UK renewables investor Quercus has signed a deal worth over half a billion euros to build and operate a 600-megawatt (MW) solar farm in Iran, the company said on Wednesday.
The work located in central Iran is expected to take three years, with the project coming online in 100 MW phases every six months, Quercus said of its first project outside Europe.
“As Iran opens for business, we are delighted to be taking a leading role in building the country’s renewable energy infrastructure at such an early stage of its development,” Quercus CEO Diego Biasi said.
The company will be responsible for the construction, development and operation of the plant, for which it will set up a specialist team based in Dubai and Tehran to help deliver the project, including a head of engineering, financial controller, project coordinator, planning manager and procurement staff.
According to Biasi, the project by Iran's Ministry of Energy has attracted enough interest from private and institutional investors, including sovereign funds.
“This is a project of national interest, so we got special support. We had enough investors interested so instead of splitting that across smaller projects which wouldn’t have given us the same relationship with the Ministry, we decided to go for one,” Reuters quoted him as saying.

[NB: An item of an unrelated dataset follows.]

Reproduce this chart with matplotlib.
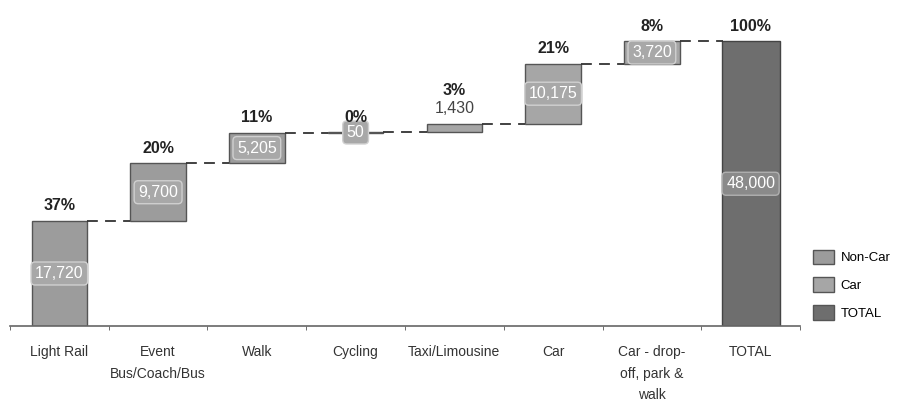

Under the contract, foreign investors will be treated the same as local ones, with a guarantee that the electricity would be paid for.
Quercus prides itself on a portfolio of around 40 renewable energy plants across Europe. Biasi hoped that its first inroads into Iran would lead to more solar projects.
Iran currently has 63 MW of installed solar capacity, chiefly in the cities of Yazd, Kerman, Isfahan and Hamadan. This figure is meager for a country with over 300 sunny days and an average of 2,800 hours of sunshine.
There is an ambitious plan to expand the renewable capacity in the face of an acute air pollution problem in major cities and towns. Iran's overall power capacity stands at 77,000 megawatts, which is mostly generated in thermal power plants using fossil fuel.
Before Quercus’s announcement on Wednesday, contracts for about 950 MW of renewable energy projects had been signed.
They are part of the plan to add 1000 MW of renewable energy to the national grid each year in the next five years but the ultimate goal is to establish a 26,000 MW renewable capacity with $60 billion of investment.
Energy producers from Germany, Italy, India, South Korea, Japan, Spain, China, and Switzerland have already visited the country to test the waters for possible investment.
On Friday, Norway’s Scatec Solar was reported to be in talks to generate 120 megawatts of solar power in Iran, which would rise to 500 MW later.
The Oslo-listed firm’s CEO Raymond Carlsen told Reuters that the initial project under discussion would cost $120 million per 100 MW installed.
Iran’s largest solar project is reserved for Qazvin, where the Italians are to set up 1,000 MW of solar capacity with $1.5 billion of investment.
It includes constructing an array of 100 photovoltaic solar power stations over 10 years, each with a nominal capacity of 10 MW.